After you finished calculating your future retirement expenses, write it down in another column on the spreadsheet. Don’t forget to minus paid off debts if you’re planning to finish paying them off by the time you’re retired.
The total number on the spreadsheet is how much you think you’ll spend in retirement. But be realistic, this is not a final number of your future budget, this is just an estimate based on your current spending. But you can use this estimate to plan out what you’ll need in retirement.
Will you need less, the same or more money in retirement?
Overall the retirement expenses can change dramatically from what they are now. We all have different plans for our future retirement. Its hard to predict our retirement expenses accurately while we’re still working.
Retirement expenses will go down, if:
- Your taxes are reduced.
- You don’t save for retirement anymore.

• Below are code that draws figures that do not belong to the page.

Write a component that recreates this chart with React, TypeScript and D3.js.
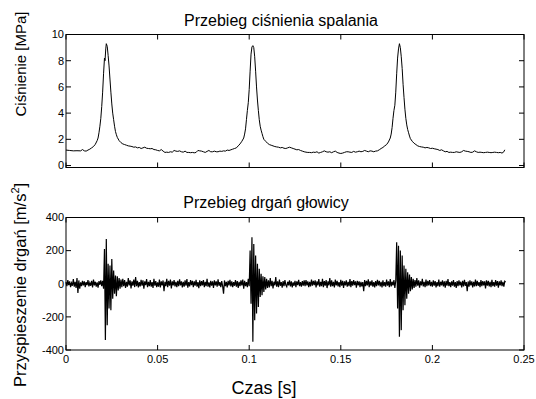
import React from "react";
import * as d3 from "d3";

const W = 536;
const H = 399;

const pressureTicks = [0, 2, 4, 6, 8, 10];
const vibTicks = [-400, -200, 0, 200, 400];
const timeTicks = [0, 0.05, 0.1, 0.15, 0.2, 0.25];
const timeTickLabels = ["0", "0.05", "0.1", "0.15", "0.2", "0.25"];

// [time s, pressure MPa]
const pressureData: [number, number][] = [
  [0,1.18],[0.002,1.15],[0.004,1.12],[0.006,1.13],[0.008,1.12],[0.009,1.22],[0.010,1.12],[0.011,1.1],[0.012,1.18],[0.013,1.25],[0.014,1.35],[0.015,1.45],[0.016,1.62],[0.017,1.9],[0.0175,2.1],[0.018,2.5],[0.0185,3.0],[0.019,3.6],[0.0195,4.5],[0.020,5.6],[0.0205,7.0],[0.021,8.2],[0.0213,8.0],[0.0217,8.9],[0.022,9.3],[0.0225,9.1],[0.023,8.4],[0.0235,7.6],[0.024,6.6],[0.0245,5.6],[0.025,4.7],[0.0255,4.0],[0.026,3.5],[0.0265,3.0],[0.027,2.6],[0.0275,2.35],[0.028,2.15],[0.029,1.9],[0.030,1.75],[0.031,1.65],[0.032,1.6],[0.033,1.55],[0.034,1.5],[0.035,1.48],[0.036,1.45],[0.037,1.4],[0.038,1.42],[0.039,1.35],[0.040,1.38],[0.041,1.3],[0.042,1.35],[0.043,1.4],[0.044,1.32],[0.045,1.3],[0.046,1.28],[0.047,1.3],[0.048,1.22],[0.049,1.2],[0.050,1.15],[0.051,1.12],[0.052,1.22],[0.053,1.1],[0.054,1.0],[0.055,1.02],[0.056,1.0],[0.057,1.05],[0.058,1.02],[0.059,1.15],[0.060,1.1],[0.061,1.08],[0.062,1.12],[0.063,1.05],[0.064,1.02],[0.065,1.1],[0.066,1.0],[0.067,1.0],[0.068,0.98],[0.069,1.0],[0.070,0.97],[0.071,1.0],[0.072,1.15],[0.073,1.12],[0.074,1.1],[0.075,1.05],[0.076,1.0],[0.077,1.08],[0.078,1.15],[0.079,1.05],[0.080,1.05],
  [0.081,1.1],[0.082,1.05],[0.083,1.05],[0.084,1.1],[0.085,1.08],[0.086,1.12],[0.087,1.1],[0.088,1.18],[0.089,1.15],[0.090,1.2],[0.091,1.25],[0.092,1.3],[0.093,1.35],[0.094,1.5],[0.095,1.65],[0.096,1.85],[0.097,2.1],[0.0975,2.4],[0.098,2.8],[0.0985,3.5],[0.099,4.2],[0.0995,4.8],[0.100,5.8],[0.1005,7.2],[0.101,8.5],[0.1015,9.05],[0.102,9.15],[0.1025,9.0],[0.103,8.3],[0.1035,7.2],[0.104,6.0],[0.1045,5.0],[0.105,4.2],[0.1055,3.5],[0.106,3.0],[0.1065,2.7],[0.107,2.45],[0.1075,2.2],[0.108,2.0],[0.109,1.85],[0.110,1.7],[0.111,1.6],[0.112,1.55],[0.113,1.5],[0.114,1.45],[0.115,1.42],[0.116,1.4],[0.117,1.35],[0.118,1.38],[0.119,1.32],[0.120,1.3],[0.121,1.35],[0.122,1.4],[0.123,1.35],[0.124,1.3],[0.125,1.25],[0.126,1.2],[0.127,1.22],[0.128,1.15],[0.129,1.1],[0.130,1.05],[0.131,1.02],[0.132,1.0],[0.133,1.0],[0.134,0.98],[0.135,1.02],[0.136,1.0],[0.137,1.05],[0.138,0.95],[0.139,1.0],[0.140,1.05],[0.141,1.12],[0.142,1.05],[0.143,1.02],[0.144,1.05],[0.145,0.98],[0.146,1.05],[0.147,1.1],[0.148,1.0],[0.149,0.95],[0.150,0.92],[0.151,0.95],[0.152,1.0],[0.153,1.05],[0.154,1.05],[0.155,1.02],[0.156,1.0],[0.157,1.08],[0.158,1.02],[0.159,1.05],[0.160,1.1],
  [0.161,1.05],[0.162,1.08],[0.163,1.15],[0.164,1.1],[0.165,1.05],[0.166,1.12],[0.167,1.1],[0.168,1.05],[0.169,1.1],[0.170,1.12],[0.171,1.2],[0.172,1.3],[0.173,1.38],[0.174,1.5],[0.175,1.6],[0.176,1.8],[0.177,2.1],[0.1775,2.4],[0.178,2.9],[0.1785,3.6],[0.179,4.2],[0.1795,4.6],[0.180,5.6],[0.1805,7.0],[0.181,8.2],[0.1815,8.9],[0.182,9.3],[0.1825,9.0],[0.183,8.3],[0.1835,7.4],[0.184,6.2],[0.1845,5.2],[0.185,4.3],[0.1855,3.6],[0.186,3.1],[0.1865,2.75],[0.187,2.5],[0.1875,2.25],[0.188,2.05],[0.189,1.85],[0.190,1.7],[0.191,1.6],[0.192,1.5],[0.193,1.45],[0.194,1.42],[0.195,1.4],[0.196,1.35],[0.197,1.38],[0.198,1.35],[0.199,1.3],[0.200,1.32],[0.201,1.28],[0.202,1.25],[0.203,1.22],[0.204,1.15],[0.205,1.2],[0.206,1.12],[0.207,1.05],[0.208,1.08],[0.209,1.0],[0.210,1.02],[0.211,1.0],[0.212,1.0],[0.213,1.05],[0.214,1.02],[0.215,1.0],[0.216,1.05],[0.217,1.15],[0.218,1.1],[0.219,1.08],[0.220,1.05],[0.221,1.0],[0.222,1.02],[0.223,1.12],[0.224,1.05],[0.225,1.0],[0.226,1.02],[0.227,1.0],[0.228,0.98],[0.229,1.0],[0.230,1.02],[0.231,1.0],[0.232,0.98],[0.233,1.0],[0.234,1.02],[0.235,1.0],[0.236,0.98],[0.237,1.0],[0.238,0.95],[0.239,1.05],[0.2395,1.2]
];

// vibration acceleration [m/s^2], one sample every 0.5 ms from t = 0
const vibStep = 0.0005;
const vibValues: number[] = [
  10,-15,22,-8,15,-20,5,-12,28,-18,12,-25,35,-55,20,-30,8,-14,18,-10,
  14,-20,10,-8,22,-16,6,-12,18,-22,25,-10,12,-18,8,-24,16,-6,20,-14,
  18,-30,210,-340,270,-250,120,-150,110,-160,150,-90,80,-60,50,-75,45,-40,35,-30,25,
  -20,30,-15,22,-25,12,-18,35,-10,20,-28,15,-12,25,-20,40,-15,18,-22,10,
  -16,24,-12,20,-30,15,-8,28,-20,12,-14,22,-18,10,-25,30,-12,16,-20,8,
  -18,25,-22,14,-10,20,-45,12,-15,30,-20,18,-12,25,-28,15,-10,22,-16,12,
  -20,18,-14,26,-10,15,-22,12,-18,20,-12,28,-24,10,-16,22,-8,18,-20,14,
  -12,24,-18,10,-26,20,-14,16,-10,22,-20,12,-15,30,-18,8,-22,18,-12,15,
  -25,20,-10,14,-18,26,-12,10,-20,16,-14,-60,20,-15,12,-22,18,-10,24,-16,
  14,-20,10,-12,22,-18,16,-25,12,-15,20,-10,25,-30,18,-14,10,-20,30,-15,
  200,-120,280,-350,240,-220,170,-180,120,-140,90,-80,60,-70,45,-50,40,-35,30,-25,
  20,-22,35,-15,18,-28,12,-10,40,-18,15,-20,25,-12,10,-24,16,-14,22,-8,
  -18,12,-10,20,-16,14,-22,8,-12,18,-20,15,-8,24,-14,10,-18,16,-12,20,
  -15,22,-10,14,-20,12,-16,25,-12,18,-8,20,-22,15,-10,28,-18,12,-14,30,
  -20,16,-12,22,-26,14,-10,35,-18,20,-15,12,-22,25,-10,18,-16,10,-20,24,
  -12,18,-25,14,-10,20,-18,12,-15,28,-20,16,-12,22,-8,15,-24,18,-10,14,
  -20,12,-16,10,-45,22,-14,18,-10,26,-20,15,-12,20,-18,10,-22,16,-14,24,
  -10,18,-16,12,-22,20,-14,10,-18,25,-12,15,-20,28,-16,12,-10,22,-25,18,
  250,-150,230,-320,200,-280,170,-160,110,-130,90,-90,70,-60,55,-45,40,-35,30,-25,
  22,-18,35,-12,20,-24,15,-10,30,-16,12,-20,25,-14,18,-10,22,-15,12,-18,
  20,-12,16,-22,10,-14,25,-18,12,-10,20,-16,14,-24,18,-12,28,-15,10,-20,
  15,-12,22,-18,10,-25,16,-14,20,-10,12,-22,18,-16,24,-12,10,-45,14,-18,
  20,-10,15,-22,12,-16,25,-14,18,-12,10,-20,22,-15,16,-10,14,-28,20,-12,
  18,-16,12,-20,24,-14,10,-18,22,-12,16,-24,14,-10,20,-15,12,-18,15,10
];

const FONT = "'Liberation Sans', Arial, Helvetica, sans-serif";

const X0 = 66;
const X1 = 524;
const TOP = { y0: 34.5, y1: 167.5 };
const BOT = { y0: 217.5, y1: 350 };
const TICK = 5;

export default function App() {
  const x = d3.scaleLinear().domain([0, 0.25]).range([X0, X1]);
  const yP = d3.scaleLinear().domain([-0.15, 10]).range([TOP.y1, TOP.y0]);
  const yV = d3.scaleLinear().domain([-400, 400]).range([BOT.y1, BOT.y0]);

  const pLine = d3
    .line<[number, number]>()
    .x((d) => x(d[0]))
    .y((d) => yP(d[1]))(pressureData) as string;

  const vLine = d3
    .line<number>()
    .x((_, i) => x(i * vibStep))
    .y((d) => yV(d))(vibValues) as string;

  const frame = (y0: number, y1: number) => (
    <rect x={X0} y={y0} width={X1 - X0} height={y1 - y0} fill="none" stroke="#000" strokeWidth={1} />
  );

  const xTicks = (y0: number, y1: number) =>
    timeTicks.map((t, i) => (
      <g key={"xt" + i}>
        <line x1={x(t)} x2={x(t)} y1={y1} y2={y1 - TICK} stroke="#000" />
        <line x1={x(t)} x2={x(t)} y1={y0} y2={y0 + TICK} stroke="#000" />
      </g>
    ));

  const yTicks = (vals: number[], sc: d3.ScaleLinear<number, number>, keyp: string) =>
    vals.map((v, i) => (
      <g key={keyp + i}>
        <line x1={X0} x2={X0 + TICK} y1={sc(v)} y2={sc(v)} stroke="#000" />
        <line x1={X1} x2={X1 - TICK} y1={sc(v)} y2={sc(v)} stroke="#000" />
        <text x={X0 - 2} y={sc(v)} dy="0.35em" textAnchor="end" fontSize={11} fontFamily={FONT}>
          {v}
        </text>
      </g>
    ));

  return (
    <svg
      width={W}
      height={H}
      style={{ position: "absolute", left: 0, top: 0, background: "#fff" }}
    >
      <rect x={0} y={0} width={W} height={H} fill="#fff" />
      {/* top panel */}
      <text x={281} y={26} textAnchor="middle" fontSize={16} fontFamily={FONT}>
        Przebieg ciśnienia spalania
      </text>
      <path d={pLine} fill="none" stroke="#000" strokeWidth={1} />
      {frame(TOP.y0, TOP.y1)}
      {xTicks(TOP.y0, TOP.y1)}
      {yTicks(pressureTicks, yP, "pt")}
      <text
        transform={`translate(26,64) rotate(-90)`}
        textAnchor="middle"
        fontSize={15}
        fontFamily={FONT}
      >
        Ciśnienie [MPa]
      </text>

      {/* bottom panel */}
      <text x={266} y={208} textAnchor="middle" fontSize={16} fontFamily={FONT}>
        Przebieg drgań głowicy
      </text>
      <path d={vLine} fill="none" stroke="#000" strokeWidth={1.2} />
      {frame(BOT.y0, BOT.y1)}
      {xTicks(BOT.y0, BOT.y1)}
      {yTicks(vibTicks, yV, "vt")}
      {timeTicks.map((t, i) => (
        <text key={"xl" + i} x={x(t)} y={BOT.y1 + 13} textAnchor="middle" fontSize={11} fontFamily={FONT}>
          {timeTickLabels[i]}
        </text>
      ))}
      <text
        transform={`translate(26,285) rotate(-90)`}
        textAnchor="middle"
        fontSize={16.5}
        fontFamily={FONT}
      >
        Przyspieszenie drgań [m/s
        <tspan dy={-7} fontSize={11}>2</tspan>
        <tspan dy={7}>]</tspan>
      </text>
      <text x={264} y={394} textAnchor="middle" fontSize={18} fontFamily={FONT}>
        Czas [s]
      </text>
    </svg>
  );
}
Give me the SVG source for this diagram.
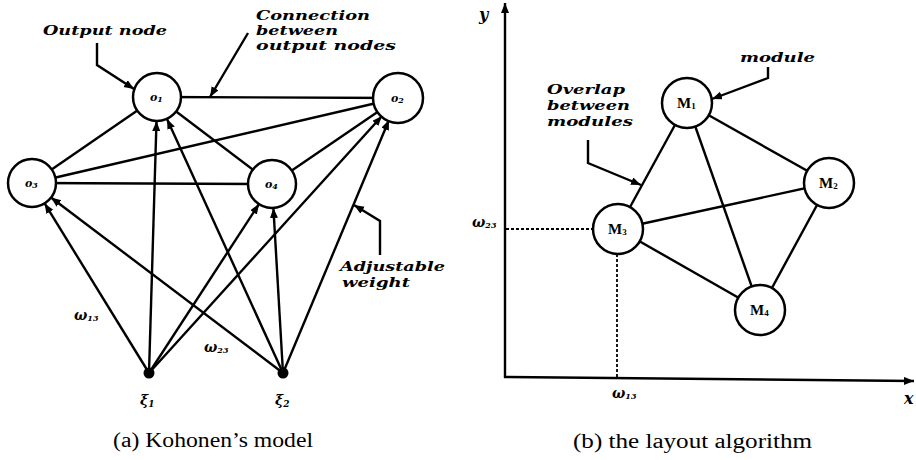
<svg xmlns="http://www.w3.org/2000/svg" width="916" height="460" viewBox="0 0 916 460">
<style>
.ln{stroke:#000;stroke-width:2.4;fill:none}
.ar{stroke:#000;stroke-width:2.4;fill:none;marker-end:url(#ah)}
.dt{stroke:#000;stroke-width:1.8;fill:none;stroke-dasharray:3 2}
.nd{fill:#fff;stroke:#000;stroke-width:2.5}
.lb{font-family:"DejaVu Serif","Liberation Serif",serif;font-weight:bold;font-style:italic;font-size:13px;fill:#000}
.nl{font-family:"DejaVu Serif","Liberation Serif",serif;font-weight:bold;font-style:italic;font-size:11px;fill:#000}
.ml{font-family:"Liberation Serif","DejaVu Serif",serif;font-weight:bold;font-size:15px;fill:#000}
.gk{font-family:"DejaVu Serif","Liberation Serif",serif;font-weight:bold;font-style:italic;font-size:14px;fill:#000}
.ax{font-family:"DejaVu Serif","Liberation Serif",serif;font-weight:bold;font-style:italic;font-size:16px;fill:#000}
.cp{font-family:"Liberation Serif","DejaVu Serif",serif;font-size:20px;fill:#000}
</style>
<defs>
<marker id="ah" markerUnits="userSpaceOnUse" markerWidth="12" markerHeight="10" refX="10" refY="4" orient="auto">
<path d="M0,0 L10,4 L0,8 Z" fill="#000"/>
</marker>
</defs>

<g id="connectors">
<line class="ln" x1="157" y1="97" x2="398" y2="98"/>
<line class="ln" x1="157" y1="97" x2="32" y2="183"/>
<line class="ln" x1="157" y1="97" x2="272" y2="184"/>
<line class="ln" x1="32" y1="183" x2="398" y2="98"/>
<line class="ln" x1="32" y1="183" x2="272" y2="184"/>
<line class="ln" x1="272" y1="184" x2="398" y2="98"/>
<line class="ar" x1="149" y1="373" x2="156.5" y2="121"/>
<line class="ar" x1="149" y1="373" x2="44.6" y2="203.4"/>
<line class="ar" x1="149" y1="373" x2="259" y2="204"/>
<line class="ar" x1="149" y1="373" x2="382" y2="116"/>
<line class="ar" x1="283" y1="373" x2="167" y2="119"/>
<line class="ar" x1="283" y1="373" x2="51" y2="197.5"/>
<line class="ar" x1="283" y1="373" x2="273.4" y2="208"/>
<line class="ar" x1="283" y1="373" x2="389" y2="120"/>
<polyline class="ar" points="97,43 97,65 134,89"/>
<polyline class="ar" points="248,33 210,97"/>
<polyline class="ar" points="380,255 380,221 354,205"/>
<line class="ln" x1="687" y1="103" x2="829" y2="183"/>
<line class="ln" x1="687" y1="103" x2="618" y2="229"/>
<line class="ln" x1="687" y1="103" x2="760" y2="310"/>
<line class="ln" x1="618" y1="229" x2="829" y2="183"/>
<line class="ln" x1="618" y1="229" x2="760" y2="310"/>
<line class="ln" x1="829" y1="183" x2="760" y2="310"/>
<line class="ar" x1="505" y1="378" x2="505" y2="3"/>
<line class="ar" x1="504" y1="377" x2="914" y2="381"/>
<line class="dt" x1="506" y1="229" x2="593" y2="229"/>
<line class="dt" x1="617" y1="254" x2="617" y2="377"/>
<polyline class="ar" points="768,67 768,78 712,99"/>
<polyline class="ar" points="588,140 588,163 641,185"/>
</g>

<g id="O1"><circle class="nd" cx="157" cy="97" r="24"/><text class="nl" x="150" y="101">o<tspan font-size="8" dy="1">1</tspan></text></g>
<g id="O2"><circle class="nd" cx="398" cy="98" r="25"/><text class="nl" x="391" y="102">o<tspan font-size="8" dy="1">2</tspan></text></g>
<g id="O3"><circle class="nd" cx="32" cy="183" r="24"/><text class="nl" x="25" y="187">o<tspan font-size="8" dy="1">3</tspan></text></g>
<g id="O4"><circle class="nd" cx="272" cy="184" r="24"/><text class="nl" x="265" y="188">o<tspan font-size="8" dy="1">4</tspan></text></g>
<g id="xi1"><circle cx="149" cy="373" r="5.5" fill="#000"/><text class="gk" x="140" y="405">ξ<tspan font-size="9" dy="2">1</tspan></text></g>
<g id="xi2"><circle cx="283" cy="373" r="5.5" fill="#000"/><text class="gk" x="275" y="405">ξ<tspan font-size="9" dy="2">2</tspan></text></g>

<g id="M1"><circle class="nd" cx="687" cy="103" r="25"/><text class="ml" x="677" y="108">M<tspan font-size="9" dy="1">1</tspan></text></g>
<g id="M2"><circle class="nd" cx="829" cy="183" r="25"/><text class="ml" x="819" y="188">M<tspan font-size="9" dy="1">2</tspan></text></g>
<g id="M3"><circle class="nd" cx="618" cy="229" r="25"/><text class="ml" x="608" y="234">M<tspan font-size="9" dy="1">3</tspan></text></g>
<g id="M4"><circle class="nd" cx="760" cy="310" r="25"/><text class="ml" x="750" y="315">M<tspan font-size="9" dy="1">4</tspan></text></g>

<g id="labels">
<text class="lb" x="43" y="35" font-size="14" textLength="124" lengthAdjust="spacingAndGlyphs">Output node</text>
<text class="lb" x="256" y="20" textLength="114" lengthAdjust="spacingAndGlyphs">Connection</text>
<text class="lb" x="256" y="35" textLength="82" lengthAdjust="spacingAndGlyphs">between</text>
<text class="lb" x="256" y="50" textLength="140" lengthAdjust="spacingAndGlyphs">output nodes</text>
<text class="lb" x="340" y="271" textLength="105" lengthAdjust="spacingAndGlyphs">Adjustable</text>
<text class="lb" x="342" y="287" textLength="68" lengthAdjust="spacingAndGlyphs">weight</text>
<text class="gk" x="74" y="320">ω<tspan font-size="8" dy="1">13</tspan></text>
<text class="gk" x="204" y="352">ω<tspan font-size="8" dy="1">23</tspan></text>
<text class="cp" x="113" y="447" textLength="200" lengthAdjust="spacingAndGlyphs">(a)  Kohonen’s model</text>

<text class="lb" x="740" y="62" font-size="14" textLength="75" lengthAdjust="spacingAndGlyphs">module</text>
<text class="lb" x="547" y="94" textLength="78" lengthAdjust="spacingAndGlyphs">Overlap</text>
<text class="lb" x="547" y="110" textLength="83" lengthAdjust="spacingAndGlyphs">between</text>
<text class="lb" x="547" y="126" textLength="86" lengthAdjust="spacingAndGlyphs">modules</text>
<text class="ax" x="479" y="20">y</text>
<text class="ax" x="904" y="404">x</text>
<text class="gk" x="472" y="227">ω<tspan font-size="8" dy="1">23</tspan></text>
<text class="gk" x="612" y="398">ω<tspan font-size="8" dy="1">13</tspan></text>
<text class="cp" x="573" y="448" textLength="239" lengthAdjust="spacingAndGlyphs">(b)  the layout algorithm</text>
</g>
</svg>
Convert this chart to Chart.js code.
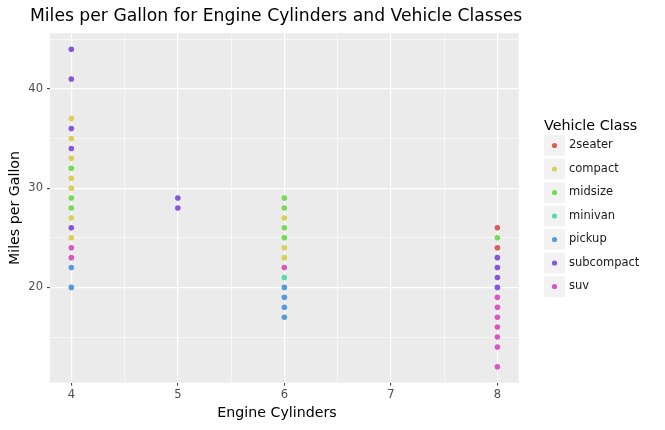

No more 401(k), IRA or Roth IRA contributions.
- You don’t have any work-related expenses. No more office clothes or lunches with colleagues.
- You spend less on commuting, possibly by owning just one car or by using public transportation.
- Your mortgage is paid off, or you downsized to a smaller home, or you moved to a less expensive state.
- You no longer have children living with you.
Retirement expenses will go up, if:
- You’re paying more for health insurance, or you will need to pay for long-term care.
- You’re traveling more.
- You have expensive hobbies and vacations.
- You want to buy a vacation home
- You have dependent parents who need long-term care and your financial help.
- You have children who need your financial help.
- You have grandchildren who might need help with their college expenses.
A common rule of thumb recommended by financial experts is that you’ll need 70% to 80% of your pre-retirement income to cover your retirement expenses. Although this method is not completely accurate, it does start you off with a helpful starting estimate.
If you think you’ll definitely spend much less in retirement, calculate 70% of your pre-retirement income. But if you know that you’ll be spending more, use the 80% rule or even bump that number to 90%.
To know your current expenses and keep it under control is important when we are still working. When we work, we can get by month to month making ends meet. And there is always a paycheck tomorrow. However, when time comes to plan for retirement expenses, we need to plan it accurately, otherwise if we overspend, we’ll face a risk of running out of money in retirement.
If you want to retire some day, you need to start planning as early as possible. Calculating your future expenses now when you’re only 10 to 15 years away from retirement is more important than ever. It gives you the idea what kind of life you can afford when you stop working.
The more detailed you can be in predicting your future spending, the more secured retirement you will have in the long run. You can always tweak things as your situation changes or other things come up. Now is a good time to get started and figure out exactly how much you need to prepare for the future.
Did you start thinking about your retirement expenses? Did you make any calculations to predict your future cost of living?